Hierarchy of climate and hydrological uncertainties in transient low-flow projections
- 1Irstea, UR HHLY, Hydrology-Hydraulics Research Unit, Villeurbanne, France
- 2CNRS, LTHE UMR 5564, Grenoble, France
- 3Université Grenoble Alpes, LTHE UMR 5564, Grenoble, France
- 4Sorbonne Universités, UPMC, CNRS, EPHE, UMR 7619 METIS, Paris, France
- 5IPSL, LSCE, UPMC, CNRS, UVSQ, Paris, France
Abstract. This paper proposes a methodology for estimating the transient probability distribution of yearly hydrological variables conditional to an ensemble of projections built from multiple general circulation models (GCMs), multiple statistical downscaling methods (SDMs), and multiple hydrological models (HMs). The methodology is based on the quasi-ergodic analysis of variance (QE-ANOVA) framework that allows quantifying the contributions of the different sources of total uncertainty, by critically taking account of large-scale internal variability stemming from the transient evolution of multiple GCM runs, and of small-scale internal variability derived from multiple realizations of stochastic SDMs.

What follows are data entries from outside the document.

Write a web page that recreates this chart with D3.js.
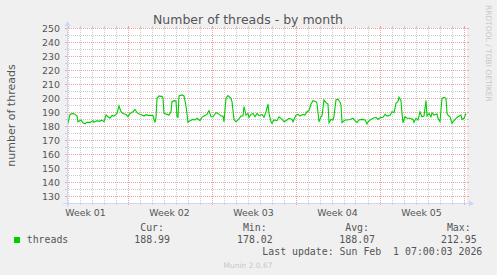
<!DOCTYPE html>
<html>
<head>
<meta charset="utf-8">
<script src="https://cdn.jsdelivr.net/npm/d3@7/dist/d3.min.js"></script>
<style>
	body { margin: 0; background: #f0f0f0; }
	svg text { font-family: "DejaVu Sans", sans-serif; fill: #555; }
	svg text.mono { font-family: "DejaVu Sans Mono", monospace; white-space: pre; }
</style>
</head>
<body>
<div id="chart"></div>
<script>
// hours since the start of the graph (Dec 29 2025 23:00), one reading per entry
var hours = [
	0, 2, 6, 12, 16, 20, 22, 28, 32, 36,
	40, 46, 52, 54, 60, 64, 70, 74, 78, 82,
	86, 90, 94, 100, 104, 108, 112, 118, 122, 126,
	132, 136, 140, 144, 150, 154, 158, 162, 168, 172,
	176, 178, 180, 184, 190, 192, 194, 200, 204, 208,
	210, 214, 218, 220, 222, 224, 230, 234, 238, 242,
	246, 252, 256, 260, 266, 270, 274, 280, 284, 288,
	292, 298, 302, 308, 312, 314, 318, 322, 328, 330,
	334, 338, 342, 348, 352, 354, 358, 362, 364, 368,
	372, 376, 380, 384, 390, 394, 398, 402, 404, 408,
	410, 414, 420, 424, 430, 434, 440, 444, 450, 452,
	458, 462, 466, 472, 476, 480, 484, 488, 492, 498,
	500, 504, 508, 510, 514, 518, 522, 524, 528, 532,
	534, 538, 542, 546, 548, 550, 556, 560, 566, 572,
	576, 580, 584, 590, 596, 600, 602, 608, 612, 618,
	622, 626, 632, 636, 640, 646, 650, 654, 658, 662,
	664, 668, 670, 672, 676, 680, 686, 692, 694, 698,
	702, 706, 710, 714, 718, 720, 724, 728, 730, 734,
	740, 742, 746, 750, 754, 758, 760, 762, 766, 770,
	772, 778, 782, 788, 790, 794, 798
];
var threads = [
	181.9, 182.3, 188.3, 189, 188.3, 187.1, 183, 184.3, 182.3, 181.6,
	182.6, 182.6, 183.8, 182.6, 183.8, 183.3, 184.2, 183, 187.8, 186.6,
	185.5, 187.6, 187.1, 189, 194.3, 190.2, 189, 188.3, 186.6, 189,
	190.2, 191.9, 189.5, 188.6, 187.8, 187.1, 188.1, 187.6, 187.6, 187.4,
	182.5, 186.2, 199.8, 201.5, 201, 199.8, 189, 188.3, 187.8, 190.2,
	197.4, 198.1, 197.9, 186.6, 186.2, 201.5, 202.2, 201.5, 194.3, 182.6,
	183.8, 184.7, 184.3, 185.5, 183.8, 186.2, 187.1, 188.3, 191, 186.6,
	186.6, 189.5, 189, 187.1, 187.1, 183, 199.8, 201.7, 199.8, 197.4,
	184.7, 183, 184.3, 187.1, 187.1, 193.8, 187.8, 189, 186.2, 188.3,
	189, 186.6, 189, 187.4, 188.3, 186.2, 190.2, 195.7, 189, 183,
	181.9, 184.3, 183.8, 186.6, 184.7, 183, 184.3, 185.5, 184.7, 183,
	187.8, 188.3, 187.1, 188.3, 187.8, 190.2, 191, 195.7, 198.1, 197.4,
	196.2, 183, 186.6, 187.1, 198.6, 196.7, 195.7, 182.3, 184.7, 184.3,
	187.1, 198.6, 199.1, 197, 195, 182.5, 184.3, 184.3, 184.7, 185.5,
	183.8, 182.6, 184.3, 184.7, 184.3, 181.4, 183, 184.7, 185.5, 186.2,
	184.7, 185.9, 186.2, 188.3, 187.1, 187.6, 190.2, 189.5, 196.2, 197.6,
	200.5, 198.1, 189, 182.3, 186.6, 185.5, 185.5, 184.7, 182.6, 185.5,
	184.3, 190.2, 186.6, 187.1, 198.1, 187.1, 189, 186.6, 189.5, 187.8,
	188.6, 185.5, 183, 199.8, 200.5, 199.8, 189, 187.8, 186.6, 181.9,
	183, 185.5, 186.6, 187.8, 184.7, 185.5, 189
];
var yTicks = [130, 140, 150, 160, 170, 180, 190, 200, 210, 220, 230, 240, 250];
var statLabels = ['Cur:', 'Min:', 'Avg:', 'Max:'];
var statValues = ['188.99', '178.02', '188.07', '212.95'];
var seriesName = 'threads';
var lastUpdate = 'Last update: Sun Feb  1 07:00:03 2026';

var START = Date.UTC(2025, 11, 29, 23, 0, 0);
var END = Date.UTC(2026, 1, 1, 7, 0, 0);
var HOUR = 3600 * 1000;
var GREEN = '#00cc00';

(function () {
	drawGraph('chart');
})();

function drawGraph(elementId) {
	var width = 497,
		height = 275,
		margin = { left: 67, top: 28 },
		plotWidth = 400,
		plotHeight = 175,
		svg = d3.select('#' + elementId).append('svg')
			.attr('width', width)
			.attr('height', height),

		x = d3.scaleUtc()
			.domain([new Date(START), new Date(END)])
			.range([margin.left, margin.left + plotWidth]),

		y = d3.scaleLinear()
			.domain([125, 250])
			.range([margin.top + plotHeight, margin.top]),

		data = hours.map(function (h, i) {
			return { date: new Date(START + h * HOUR), value: threads[i] };
		}),

		x0 = margin.left,
		x1 = margin.left + plotWidth,
		y0 = margin.top + plotHeight,
		y1 = margin.top;

	function px(v) { return Math.round(v) + 0.5; }

	svg.append('rect')
		.attr('width', width)
		.attr('height', height)
		.attr('fill', '#f0f0f0');

	svg.append('rect')
		.attr('x', x0)
		.attr('y', y1)
		.attr('width', plotWidth)
		.attr('height', plotHeight)
		.attr('fill', '#ffffff');

	var minorColor = '#cdcdcd',
		majorColor = '#eba3a3';

	// horizontal grid: minor every 5, major every 10
	var grid = svg.append('g').attr('class', 'grid');
	d3.range(130, 251, 5).forEach(function (v) {
		var yy = px(y(v)),
			col = v % 10 === 0 ? majorColor : minorColor;
		grid.append('line')
			.attr('x1', x0 - 2).attr('x2', x1 + 2)
			.attr('y1', yy).attr('y2', yy)
			.attr('stroke', col)
			.attr('stroke-dasharray', '1,1');
		grid.append('line')
			.attr('x1', x0 - 2).attr('x2', x0)
			.attr('y1', yy).attr('y2', yy)
			.attr('stroke', col);
		grid.append('line')
			.attr('x1', x1).attr('x2', x1 + 2)
			.attr('y1', yy).attr('y2', yy)
			.attr('stroke', col);
	});

	// vertical grid: days, with Sundays as week boundaries
	d3.utcDay.range(new Date(START), new Date(END)).forEach(function (d) {
		var xx = px(x(d)),
			col = d.getUTCDay() === 0 ? majorColor : minorColor;
		grid.append('line')
			.attr('x1', xx).attr('x2', xx)
			.attr('y1', y1 - 2).attr('y2', y0 + 2)
			.attr('stroke', col)
			.attr('stroke-dasharray', '1,1');
		grid.append('line')
			.attr('x1', xx).attr('x2', xx)
			.attr('y1', y0).attr('y2', y0 + 2)
			.attr('stroke', col);
		grid.append('line')
			.attr('x1', xx).attr('x2', xx)
			.attr('y1', y1 - 2).attr('y2', y1)
			.attr('stroke', col);
	});

	// y labels
	svg.append('g')
		.selectAll('text')
		.data(yTicks)
		.enter().append('text')
		.attr('x', 60)
		.attr('y', function (d) { return y(d) + 3.5; })
		.attr('text-anchor', 'end')
		.style('font-size', '9.4px')
		.text(function (d) { return d; });

	// week labels, centred half a week after each Sunday
	var weekFmt = d3.utcFormat('Week %V');
	d3.utcSunday.range(d3.utcSunday.floor(new Date(START)), new Date(END)).forEach(function (s) {
		var mid = new Date(+s + 3.5 * 24 * HOUR);
		if (+mid > END - 3.5 * 24 * HOUR) return;
		svg.append('text')
			.attr('x', x(mid))
			.attr('y', 216)
			.attr('text-anchor', 'middle')
			.style('font-size', '9.4px')
			.text(weekFmt(mid));
	});

	// the series
	var line = d3.line()
		.x(function (d) { return x(d.date); })
		.y(function (d) { return y(d.value); });

	svg.append('path')
		.datum(data)
		.attr('fill', 'none')
		.attr('stroke', GREEN)
		.attr('stroke-width', 1.1)
		.attr('d', line);

	// axes and arrows
	var axisColor = '#cfd6f8';
	svg.append('line')
		.attr('x1', x0 - 4).attr('x2', x1 + 4)
		.attr('y1', px(y0)).attr('y2', px(y0))
		.attr('stroke', axisColor);
	svg.append('line')
		.attr('x1', px(x0)).attr('x2', px(x0))
		.attr('y1', y0 + 4).attr('y2', y1 - 4)
		.attr('stroke', axisColor);
	svg.append('path')
		.attr('d', 'M' + (x1 + 2) + ',' + (y0 - 3 + 0.5) + 'L' + (x1 + 2) + ',' + (y0 + 3 + 0.5) + 'L' + (x1 + 7) + ',' + (y0 + 0.5) + 'Z')
		.attr('fill', axisColor);
	svg.append('path')
		.attr('d', 'M' + (x0 - 3 + 0.5) + ',' + (y1 - 2) + 'L' + (x0 + 3 + 0.5) + ',' + (y1 - 2) + 'L' + (x0 + 0.5) + ',' + (y1 - 7) + 'Z')
		.attr('fill', axisColor);

	// titles
	svg.append('text')
		.attr('x', 248)
		.attr('y', 24)
		.attr('text-anchor', 'middle')
		.style('font-size', '12.5px')
		.text('Number of threads - by month');

	svg.append('text')
		.attr('transform', 'translate(15,' + (y1 + plotHeight / 2) + ') rotate(-90)')
		.attr('text-anchor', 'middle')
		.style('font-size', '11px')
		.text('number of threads');

	svg.append('text')
		.attr('transform', 'translate(485.5,5) rotate(90)')
		.attr('text-anchor', 'start')
		.style('font-size', '7.5px')
		.style('fill', '#c8c8c8')
		.text('RRDTOOL / TOBI OETIKER');

	// legend
	var colEnds = [170, 272.7, 375, 476.7];
	statLabels.forEach(function (lab, i) {
		svg.append('text')
			.attr('class', 'mono')
			.attr('x', colEnds[i] - 6)
			.attr('y', 231)
			.attr('text-anchor', 'end')
			.style('font-size', '9.9px')
			.text(lab);
		svg.append('text')
			.attr('class', 'mono')
			.attr('x', colEnds[i])
			.attr('y', 242.5)
			.attr('text-anchor', 'end')
			.style('font-size', '9.9px')
			.text(statValues[i]);
	});

	svg.append('rect')
		.attr('x', 14)
		.attr('y', 237)
		.attr('width', 6)
		.attr('height', 6)
		.attr('fill', GREEN);

	svg.append('text')
		.attr('class', 'mono')
		.attr('x', 26.7)
		.attr('y', 242.5)
		.style('font-size', '9.9px')
		.text(seriesName);

	svg.append('text')
		.attr('class', 'mono')
		.attr('x', 482.3)
		.attr('y', 255)
		.attr('text-anchor', 'end')
		.style('font-size', '9.9px')
		.text(lastUpdate);

	svg.append('text')
		.attr('x', 248)
		.attr('y', 267.5)
		.attr('text-anchor', 'middle')
		.style('font-size', '7.5px')
		.style('fill', '#c8c8c8')
		.text('Munin 2.0.67');
}
</script>
</body>
</html>
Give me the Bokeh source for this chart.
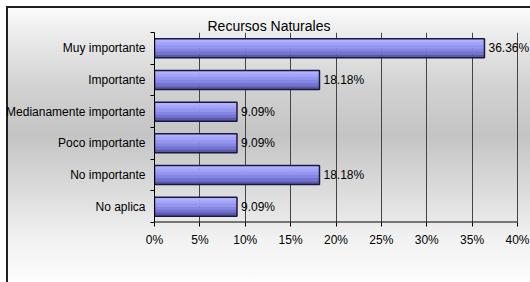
from bokeh.plotting import figure
from bokeh.models import ColumnDataSource, Range1d, FixedTicker, PrintfTickFormatter, LabelSet
from bokeh.transform import dodge
from bokeh.core.properties import value
from bokeh.embed import file_html
from bokeh.resources import INLINE

title_text = "Recursos Naturales"
categories = ["Muy importante", "Importante", "Medianamente importante",
              "Poco importante", "No importante", "No aplica"]
values = [36.36, 18.18, 9.09, 9.09, 18.18, 9.09]
x_ticks = [0, 5, 10, 15, 20, 25, 30, 35, 40]

n = len(categories)
ycent = [n - i - 0.5 for i in range(n)]
labels = [f"{v:.2f}%" for v in values]

FONT = "Liberation Sans"

W, H = 530, 282
LEFT, AXIS_END_PX = 154, 517       # frame left, pixel of the last tick
frame_w = W - LEFT
x_end = x_ticks[-1] * frame_w / (AXIS_END_PX - LEFT)   # extra room for value labels

p = figure(width=W, height=H, output_backend="svg", toolbar_location=None,
           x_range=Range1d(0, x_end), y_range=Range1d(0, n),
           min_border_left=LEFT, min_border_right=0, min_border_top=32,
           min_border_bottom=60)
p.background_fill_color = None
p.border_fill_color = None
p.outline_line_color = None
p.styles = {
    "background-image":
        "linear-gradient(#ffffff, #ffffff), "
        "linear-gradient(#202020, #202020), "
        "linear-gradient(to bottom, #ffffff 0px, #ffffff 6px, #202020 6px, #202020 8px, "
        "#fbfbfb 8px, #f2f2f2 8%, #d2d2d2 30%, #c4c4c4 48%, "
        "#dcdcdc 68%, #f2f2f2 85%, #fdfdfd 100%)",
    "background-size": "6px 100%, 2px 100%, 100% 100%",
    "background-position": "0px 0px, 6px 6px, 0px 0px",
    "background-repeat": "no-repeat",
}

p.title.text = title_text
p.title.text_font = FONT
p.title.text_font_size = "14px"
p.title.text_font_style = "normal"
p.title.text_color = "#000000"
p.title.align = "left"
p.title.offset = 53
p.title.standoff = -3

# grid
p.ygrid.visible = False
p.xgrid.ticker = FixedTicker(ticks=x_ticks)
p.xgrid.grid_line_color = "#444444"
p.xgrid.grid_line_width = 1

# x axis
xa = p.xaxis[0]
xa.ticker = FixedTicker(ticks=x_ticks)
xa.formatter = PrintfTickFormatter(format="%d%%")
xa.axis_line_color = None
xa.major_tick_line_color = "#000000"
xa.major_tick_out = 4
xa.major_tick_in = 0
xa.minor_tick_line_color = None
xa.major_label_text_font = FONT
xa.major_label_text_font_size = "12px"
xa.major_label_text_color = "#000000"
xa.major_label_standoff = 6

# axis baseline only over the tick span
p.segment(x0=[x_ticks[0]], x1=[x_ticks[-1]], y0=[0], y1=[0],
          line_color="#000000", line_width=2)

# y axis
ya = p.yaxis[0]
ya.ticker = FixedTicker(ticks=ycent, minor_ticks=list(range(n + 1)))
ya.major_label_overrides = {y: c for y, c in zip(ycent, categories)}
ya.axis_line_color = "#000000"
ya.major_tick_out = 0
ya.major_tick_in = 0
ya.major_tick_line_color = None
ya.minor_tick_out = 4
ya.minor_tick_in = 0
ya.minor_tick_line_color = "#000000"
ya.major_label_text_font = FONT
ya.major_label_text_font_size = "12px"
ya.major_label_text_color = "#000000"
ya.major_label_standoff = 5

src = ColumnDataSource(dict(y=ycent, v=values, lab=labels))

# bars with vertical shading (light top -> dark bottom)
bar_h = 0.6
shades = ["#b0b0ff", "#a3a3fb", "#9595f2", "#8686e4", "#7373d0", "#5858ac"]
strip = bar_h / len(shades)
for k, col in enumerate(shades):
    off = bar_h / 2 - strip * (k + 0.5)
    p.hbar(y=dodge("y", off, range=p.y_range), left=0, right="v", height=strip * 1.08,
           source=src, fill_color=col, line_color=None)
p.hbar(y="y", left=0, right="v", height=bar_h, source=src, fill_color=None,
       line_color="#1a1a40", line_width=1.5)

lbl = LabelSet(x="v", y="y", text="lab", source=src, x_offset=4,
               text_font=value(FONT), text_font_size="12px", text_color="#000000",
               text_baseline="middle", text_align="left")
p.add_layout(lbl)

open("out.html", "w").write(file_html(p, INLINE))
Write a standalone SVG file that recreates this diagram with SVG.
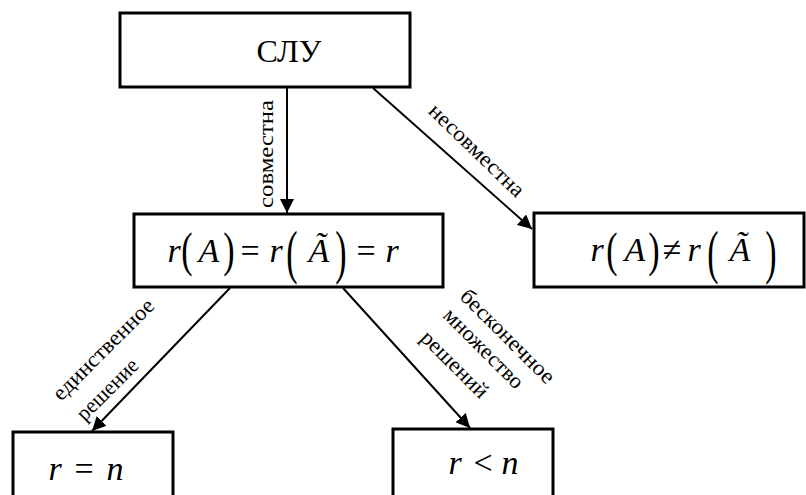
<svg xmlns="http://www.w3.org/2000/svg" width="806" height="495" viewBox="0 0 806 495">
<style>
.box{fill:#fff;stroke:#000;stroke-width:3}
.ln{stroke:#000;stroke-width:2;fill:none}
text{font-family:"Liberation Serif","Times New Roman",serif;fill:#000}
.lbl{font-size:22px;text-anchor:middle;dominant-baseline:central}
.m{font-style:italic;font-size:34px;text-anchor:middle}
.op{font-size:34px;text-anchor:middle}
.par{font-size:34px;text-anchor:middle}
</style>
<defs>
<marker id="ah" viewBox="0 0 10 10" refX="10" refY="5" markerWidth="7" markerHeight="7" orient="auto" markerUnits="strokeWidth"><path d="M0,0 L10,5 L0,10 z" fill="#000"/></marker>
</defs>
<rect width="806" height="495" fill="#fff"/>
<g id="connectors">
<line class="ln" x1="287" y1="88" x2="287" y2="213" marker-end="url(#ah)"/>
<line class="ln" x1="373" y1="88" x2="532" y2="229" marker-end="url(#ah)"/>
<line class="ln" x1="230" y1="288" x2="92" y2="431" marker-end="url(#ah)"/>
<line class="ln" x1="343" y1="288" x2="470" y2="428" marker-end="url(#ah)"/>
<text class="lbl" transform="translate(265,154) rotate(-90)" textLength="108" lengthAdjust="spacingAndGlyphs">совместна</text>
<text class="lbl" transform="translate(477,150) rotate(44)" textLength="124" lengthAdjust="spacingAndGlyphs">несовместна</text>
<text class="lbl" transform="translate(103,349) rotate(-45)" textLength="134" lengthAdjust="spacingAndGlyphs">единственное</text>
<text class="lbl" transform="translate(107,389) rotate(-45)" textLength="78" lengthAdjust="spacingAndGlyphs">решение</text>
<text class="lbl" transform="translate(508,336) rotate(45)" textLength="124" lengthAdjust="spacingAndGlyphs">бесконечное</text>
<text class="lbl" transform="translate(484,348) rotate(45)" textLength="104" lengthAdjust="spacingAndGlyphs">множество</text>
<text class="lbl" transform="translate(455,364) rotate(45)" textLength="86" lengthAdjust="spacingAndGlyphs">решений</text>
</g>
<g id="slu">
<rect class="box" x="120" y="13" width="290" height="74"/>
<text x="289" y="62" font-size="32" text-anchor="middle" textLength="65" lengthAdjust="spacingAndGlyphs">СЛУ</text>
</g>
<g id="equal">
<rect class="box" x="134" y="214" width="309" height="73"/>
<text class="m" x="174" y="262">r</text>
<text class="par" transform="translate(187,266) scale(1,1.45)">(</text>
<text class="m" x="209" y="262">A</text>
<text class="par" transform="translate(229,266) scale(1,1.45)">)</text>
<text class="op" x="250" y="262">=</text>
<text class="m" x="276" y="262">r</text>
<text class="par" transform="translate(292,272) scale(1,1.75)">(</text>
<text class="m" x="319" y="262">Ã</text>
<text class="par" transform="translate(341,272) scale(1,1.75)">)</text>
<text class="op" x="366" y="262">=</text>
<text class="m" x="392" y="262">r</text>
</g>
<g id="noteq">
<rect class="box" x="534" y="213" width="270" height="74"/>
<text class="m" x="597" y="261">r</text>
<text class="par" transform="translate(612,266) scale(1,1.45)">(</text>
<text class="m" x="635" y="261">A</text>
<text class="par" transform="translate(654,266) scale(1,1.45)">)</text>
<text class="op" x="672" y="261">≠</text>
<text class="m" x="694" y="261">r</text>
<text class="par" transform="translate(713,272) scale(1,1.75)">(</text>
<text class="m" x="740" y="261">Ã</text>
<text class="par" transform="translate(771,272) scale(1,1.75)">)</text>
</g>
<g id="unique">
<rect class="box" x="13" y="432" width="160" height="80"/>
<text class="m" x="55" y="480">r</text>
<text class="op" x="84" y="480">=</text>
<text class="m" x="115" y="480">n</text>
</g>
<g id="infinite">
<rect class="box" x="393" y="429" width="160" height="80"/>
<text class="m" x="455" y="474">r</text>
<text class="op" x="483" y="474">&lt;</text>
<text class="m" x="510" y="474">n</text>
</g>
</svg>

This framework thus allows deriving a hierarchy of climate and hydrological uncertainties, which depends on the time horizon considered. It was initially developed for long-term climate averages and is here extended jointly to (1) yearly anomalies and (2) low-flow variables. It is applied to better understand possible transient futures of both winter and summer low flows for two snow-influenced catchments in the southern French Alps. The analysis takes advantage of a very large data set of transient hydrological projections that combines in a comprehensive way 11 runs from four different GCMs, three SDMs with 10 stochastic realizations each, as well as six diverse HMs. The change signal is a decrease in yearly low flows of around −20 % in 2065, except for the more elevated catchment in winter where low flows barely decrease. This signal is largely masked by both large- and small-scale internal variability, even in 2065. The time of emergence of the change signal is however detected for low-flow averages over 30-year time slices starting as early as 2020. The most striking result is that a large part of the total uncertainty – and a higher one than that due to the GCMs – stems from the difference in HM responses. An analysis of the origin of this substantial divergence in HM responses for both catchments and in both seasons suggests that both evapotranspiration and snowpack components of HMs should be carefully checked for their robustness in a changed climate in order to provide reliable outputs for informing water resource adaptation strategies.